Published January 25, 2018
In space, NASA is grappling with potential ISS funding issues, but on Earth, the agency is working hard to improve the efficiency of flight via wings that can fold while an aircraft is flying.
It's called the Spanwise Adaptive Wing project (SAW), a collaboration between NASA, Langley Research Center, Boeing, and Area-I Inc. SAW rethinks the standard fixed-wing designs seen on most aircraft today to instead allows the outer sections to fold up or down through multiple angles.
Folding wings aren't a new idea, but achieving them using a lightweight system is. SAW manages to be very lightweight through its use of shape memory alloy built into an actuator. Because it's light, it's possible to change the angle of the fold during flight, allowing the wings to be adjusted to the most optimal angles dependent on conditions.
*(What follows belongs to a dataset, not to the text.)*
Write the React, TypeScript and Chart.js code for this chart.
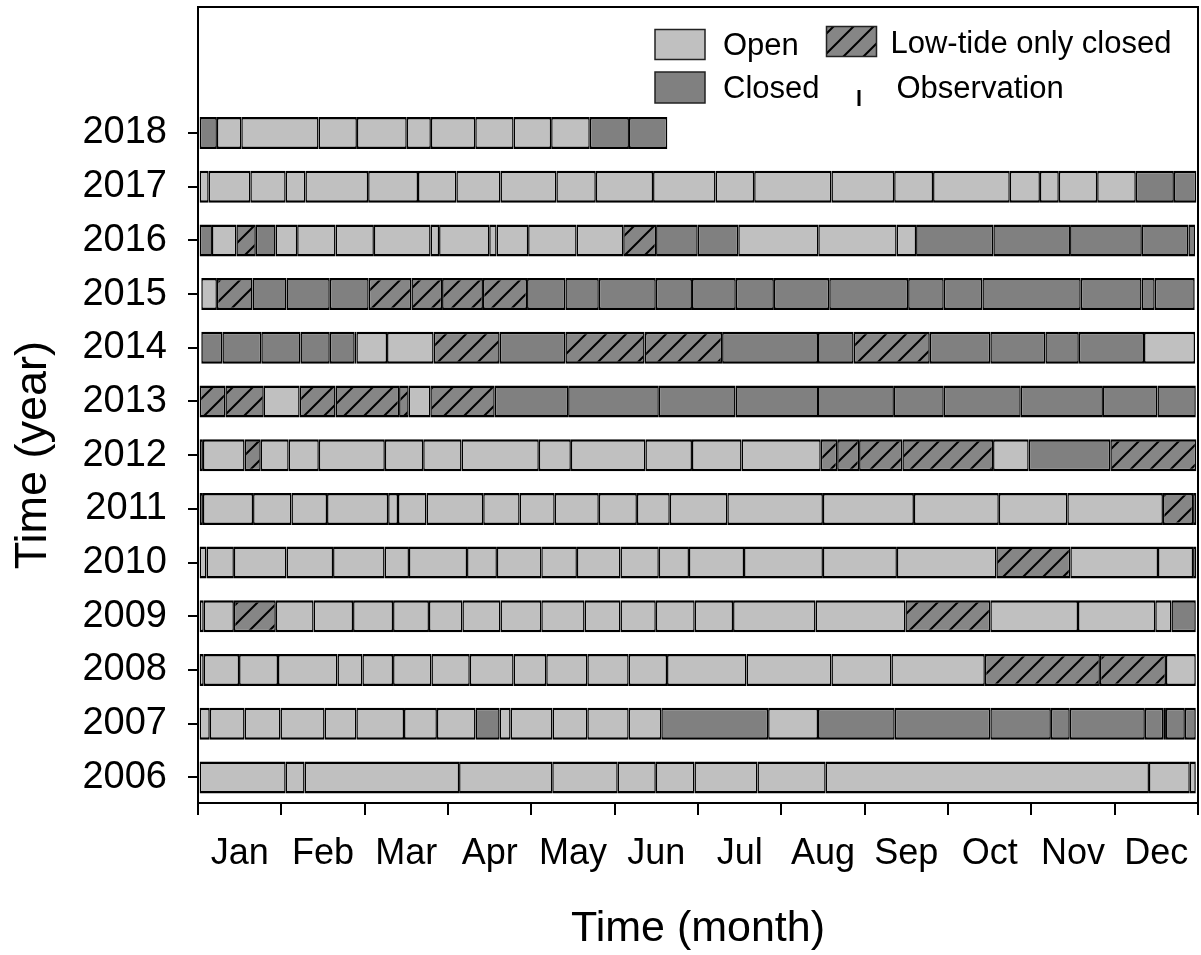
import React, { useEffect, useRef } from 'react';
import { Chart, registerables } from 'chart.js';

Chart.register(...registerables);

const FONT = "'Liberation Sans', Arial, Helvetica, sans-serif";

const years = [2018, 2017, 2016, 2015, 2014, 2013, 2012, 2011, 2010, 2009, 2008, 2007, 2006];
const yearTicks = [2006, 2007, 2008, 2009, 2010, 2011, 2012, 2013, 2014, 2015, 2016, 2017, 2018];
const monthLabels = ['Jan', 'Feb', 'Mar', 'Apr', 'May', 'Jun', 'Jul', 'Aug', 'Sep', 'Oct', 'Nov', 'Dec'];
const xTitle = 'Time (month)';
const yTitle = 'Time (year)';

// Observation dates (day of year) bounding each interval, and the state of each interval:
// O = open, C = closed, L = low-tide only closed
const obs2018 = [0.6, 6.9, 15.8, 44.0, 58.0, 76.2, 85.0, 101.2, 115.2, 128.9, 143.0, 157.3, 171.3];
const state2018 = 'COOOOOOOOOCC';
const obs2017 = [0.6, 3.9, 19.1, 32.0, 39.2, 62.1, 80.3, 94.3, 110.4, 130.8, 145.2, 166.1, 188.9, 203.0, 231.2, 254.1, 268.3, 296.3, 307.3, 314.2, 328.2, 342.3, 356.2, 364.4];
const state2017 = 'OOOOOOOOOOOOOOOOOOOOOCC';
const obs2016 = [0.6, 5.1, 14.0, 21.1, 28.3, 36.2, 50.2, 64.2, 84.9, 88.0, 106.3, 109.0, 120.5, 138.2, 155.2, 167.2, 182.4, 197.2, 226.4, 255.0, 262.1, 290.3, 318.3, 344.5, 361.5, 363.9];
const state2016 = 'COLCOOOOOOOOOOLCCOOOCCCCC';
const obs2015 = [1.2, 6.9, 19.9, 32.3, 48.1, 62.3, 77.9, 89.1, 104.0, 120.1, 134.1, 146.3, 167.1, 180.3, 196.3, 210.2, 230.4, 259.2, 272.2, 286.3, 322.2, 344.4, 349.2, 363.8];
const state2015 = 'OLCCCLLLLCCCCCCCCCCCCCC';
const obs2014 = [1.2, 8.9, 23.1, 37.4, 48.1, 57.2, 57.8, 69.0, 86.0, 110.1, 134.1, 163.0, 191.3, 226.3, 239.3, 267.1, 289.2, 309.3, 321.5, 345.3, 363.9];
const state2014 = 'CCCCCCOOLCLLCCLCCCCO';
const obs2013 = [0.6, 10.0, 24.0, 37.1, 50.2, 73.4, 76.9, 84.8, 108.3, 135.1, 168.2, 196.2, 226.3, 254.0, 272.2, 300.3, 330.3, 350.2, 364.2];
const state2013 = 'LLOLLLOLCCCCCCCCCC';
const obs2012 = [0.6, 1.8, 17.0, 22.9, 33.1, 44.1, 68.2, 82.2, 96.2, 124.4, 136.1, 163.3, 180.3, 198.4, 227.3, 233.3, 241.3, 257.1, 290.2, 303.2, 333.0, 364.4];
const state2012 = 'OOLOOOOOOOOOOOLLLLOCL';
const obs2011 = [0.6, 1.8, 20.1, 34.1, 47.1, 69.4, 73.0, 83.4, 104.1, 117.4, 130.2, 146.3, 160.2, 172.2, 193.2, 228.1, 261.3, 292.3, 317.3, 352.2, 363.2, 364.4];
const state2011 = 'OOOOOOOOOOOOOOOOOOOLO';
const obs2010 = [0.6, 3.1, 13.1, 32.3, 49.3, 68.1, 77.0, 98.2, 109.1, 125.3, 138.3, 154.2, 168.2, 179.2, 199.3, 228.1, 255.1, 291.4, 318.4, 350.4, 363.2, 364.4];
const state2010 = 'OOOOOOOOOOOOOOOOOLOOO';
const obs2009 = [0.6, 2.1, 13.1, 28.4, 42.2, 56.6, 71.2, 84.3, 96.5, 110.4, 125.3, 141.1, 154.2, 167.1, 181.3, 195.3, 225.4, 258.2, 289.2, 321.2, 349.4, 355.3, 364.2];
const state2009 = 'OOLOOOOOOOOOOOOOOLOOOC';
const obs2008 = [0.6, 2.1, 15.0, 29.2, 50.9, 60.0, 71.2, 85.2, 99.2, 115.2, 127.1, 142.1, 157.2, 171.2, 200.2, 231.2, 253.1, 287.2, 329.2, 353.3, 364.2];
const state2008 = 'OOOOOOOOOOOOOOOOOLLO';
const obs2007 = [0.6, 4.3, 17.0, 30.1, 46.2, 57.8, 75.2, 87.2, 101.3, 110.1, 114.1, 129.4, 142.1, 157.2, 169.1, 208.1, 226.3, 254.3, 289.2, 311.3, 318.2, 345.6, 352.3, 353.3, 360.2, 364.2];
const state2007 = 'OOOOOOOOCOOOOOCOCCCCCCCCC';
const obs2006 = [0.6, 32.0, 38.9, 95.3, 129.3, 153.2, 167.1, 181.2, 204.2, 229.1, 347.1, 362.0, 364.2];
const state2006 = 'OOOOOOOOOOOO';

const yearObs: Record<number, number[]> = {
  2018: obs2018, 2017: obs2017, 2016: obs2016, 2015: obs2015, 2014: obs2014, 2013: obs2013, 2012: obs2012,
  2011: obs2011, 2010: obs2010, 2009: obs2009, 2008: obs2008, 2007: obs2007, 2006: obs2006,
};
const yearState: Record<number, string> = {
  2018: state2018, 2017: state2017, 2016: state2016, 2015: state2015, 2014: state2014, 2013: state2013, 2012: state2012,
  2011: state2011, 2010: state2010, 2009: state2009, 2008: state2008, 2007: state2007, 2006: state2006,
};

const legendLabels = { open: 'Open', low: 'Low-tide only closed', closed: 'Closed', obs: 'Observation' };

const OPEN = '#c0c0c0';
const CLOSED = '#808080';
const HATCH_BG = '#868686';

function makeHatch(): CanvasPattern | string {
  const c = document.createElement('canvas');
  const s = 20;
  c.width = s;
  c.height = s;
  const g = c.getContext('2d');
  if (!g) return CLOSED;
  g.fillStyle = HATCH_BG;
  g.fillRect(0, 0, s, s);
  g.strokeStyle = '#000';
  g.lineWidth = 2;
  g.beginPath();
  g.moveTo(-2, s + 2);
  g.lineTo(s + 2, -2);
  g.moveTo(-2, 2);
  g.lineTo(2, -2);
  g.moveTo(s - 2, s + 2);
  g.lineTo(s + 2, s - 2);
  g.stroke();
  return g.createPattern(c, 'repeat') || CLOSED;
}

export default function App() {
  const ref = useRef<HTMLCanvasElement | null>(null);

  useEffect(() => {
    const canvas = ref.current;
    if (!canvas) return;
    const hatch = makeHatch();
    const fillFor = (s: string) => (s === 'O' ? OPEN : s === 'C' ? CLOSED : hatch);

    let maxSeg = 0;
    years.forEach((y) => {
      maxSeg = Math.max(maxSeg, yearObs[y].length - 1);
    });

    const datasets: any[] = [];
    for (let k = 0; k < maxSeg; k++) {
      const data: any[] = [];
      years.forEach((y) => {
        const o = yearObs[y];
        if (k < o.length - 1) {
          data.push({ y, x: [o[k], o[k + 1]], s: yearState[y][k] || 'O' });
        }
      });
      datasets.push({
        data,
        backgroundColor: (ctx: any) => fillFor(ctx.raw ? ctx.raw.s : 'O'),
        borderColor: '#000',
        borderWidth: { left: 1.5, right: 1.5, top: 2.5, bottom: 2.5 },
        borderSkipped: false,
        inflateAmount: 0,
        barThickness: 32,
        grouped: false,
      });
    }

    const framePlugin = {
      id: 'frameAndLegend',
      afterDatasetsDraw(chart: any) {
        const { ctx, chartArea } = chart;
        ctx.save();
        ctx.strokeStyle = '#000';
        ctx.lineWidth = 2;
        ctx.strokeRect(chartArea.left, chartArea.top, chartArea.right - chartArea.left, chartArea.bottom - chartArea.top);
        ctx.restore();
      },
      afterDraw(chart: any) {
        const { ctx } = chart;
        ctx.save();
        // y-axis title, centred on the span of the year rows
        const ys = chart.scales.y;
        const yMid = (ys.getPixelForValue(yearTicks[0]) + ys.getPixelForValue(yearTicks[yearTicks.length - 1])) / 2;
        ctx.save();
        ctx.translate(34, yMid);
        ctx.rotate(-Math.PI / 2);
        ctx.fillStyle = '#000';
        ctx.font = `45px ${FONT}`;
        ctx.textAlign = 'center';
        ctx.textBaseline = 'middle';
        ctx.fillText(yTitle, 0, 0);
        ctx.restore();

        const box = (x: number, y: number, w: number, h: number, fill: any) => {
          ctx.fillStyle = fill;
          ctx.fillRect(x, y, w, h);
          ctx.strokeStyle = '#222';
          ctx.lineWidth = 1.5;
          ctx.strokeRect(x, y, w, h);
        };
        box(655, 29.5, 50, 30, OPEN);
        box(826.5, 26.5, 50, 30, hatch);
        box(655, 72, 50, 31, CLOSED);
        ctx.strokeStyle = '#000';
        ctx.lineWidth = 3;
        ctx.beginPath();
        ctx.moveTo(859, 90);
        ctx.lineTo(859, 106);
        ctx.stroke();
        ctx.fillStyle = '#000';
        ctx.font = `31px ${FONT}`;
        ctx.textAlign = 'left';
        ctx.textBaseline = 'alphabetic';
        ctx.fillText(legendLabels.open, 723, 55);
        ctx.fillText(legendLabels.low, 890.5, 53);
        ctx.fillText(legendLabels.closed, 723, 98);
        ctx.fillText(legendLabels.obs, 896.5, 98);
        ctx.restore();
      },
    };

    const chart = new Chart(canvas, {
      type: 'bar',
      data: { datasets },
      plugins: [framePlugin],
      options: {
        indexAxis: 'y',
        animation: false,
        responsive: false,
        devicePixelRatio: 1,
        layout: { padding: { top: 7, right: 3, left: 0, bottom: 0 } },
        plugins: { legend: { display: false }, tooltip: { enabled: false } },
        scales: {
          x: { type: 'linear', min: 0, max: 365, display: false, offset: false },
          xm: {
            type: 'category',
            labels: monthLabels,
            position: 'bottom',
            offset: true,
            grid: { offset: true, drawOnChartArea: false, drawTicks: true, tickLength: 12, color: '#000', lineWidth: 2 },
            border: { display: true, color: '#000', width: 2 },
            ticks: { autoSkip: false, maxRotation: 0, color: '#000', padding: 17, font: { family: FONT, size: 36 } },
            title: { display: true, text: xTitle, color: '#000', font: { family: FONT, size: 43 }, padding: { top: 0, bottom: 0 } },
            afterFit: (scale: any) => {
              scale.height = 152;
              scale.paddingLeft = 0;
              scale.paddingRight = 0;
              scale.paddingTop = 0;
              scale.paddingBottom = 0;
            },
          },
          y: {
            type: 'linear',
            position: 'left',
            offset: false,
            min: 2005.523,
            max: 2020.346,
            afterBuildTicks: (scale: any) => {
              scale.ticks = yearTicks.map((v) => ({ value: v }));
            },
            grid: { offset: false, drawOnChartArea: false, drawTicks: true, tickLength: 10, color: '#000', lineWidth: 2 },
            border: { display: true, color: '#000', width: 2 },
            ticks: { color: '#000', padding: 21, font: { family: FONT, size: 38 }, callback: (v: any) => String(v) },
            title: { display: false },
            afterFit: (scale: any) => {
              scale.width = 198;
              scale.paddingLeft = 0;
              scale.paddingRight = 0;
              scale.paddingTop = 0;
              scale.paddingBottom = 0;
            },
          },
        },
      },
    } as any);

    return () => chart.destroy();
  }, []);

  return (
    <div style={{ position: 'absolute', left: 0, top: 0, width: 1201, height: 955, background: '#fff' }}>
      <canvas ref={ref} width={1201} height={955} style={{ display: 'block', width: 1201, height: 955 }} />
    </div>
  );
}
A recent test flight took place at NASA's Armstrong Flight Research Center in California, which shows the folding wings in action fitted to a Prototype Technology-Evaluation Research Aircraft (PTERA):
There is potential for the folding wing to bring benefits to both subsonic and supersonic flight. For subsonic aircraft, which accounts for commercial airliners, the folding wings allow for better aerodynamics leading to increased control. That in turn means less reliance on some of the heavier parts of existing aircraft such as the tail rudder. The end result is a more efficient aircraft, less fuel use, a better experience in unfavorable weather (wind gusts), and the ability to use longer wings as they can be folded when on the ground.
For supersonic flight, there's even greater potential mainly because the wing tips can be folded downward allowing the aircraft to "ride the wave in supersonic flight" according to SAW Principal Investigator Matt Moholt. That leads to reduced drag and better performance when transitioning from subsonic to supersonic speeds.
Interestingly, the shape memory alloy can be automatically triggered by changes in temperature, which leads to a rotation change and therefore automatic efficiency gains.
Further testing will be carried out in the summer, at which point the folding wings will be capable of 70 degrees of rotation either up or down. After that, NASA wants to fit SAW to an F-18.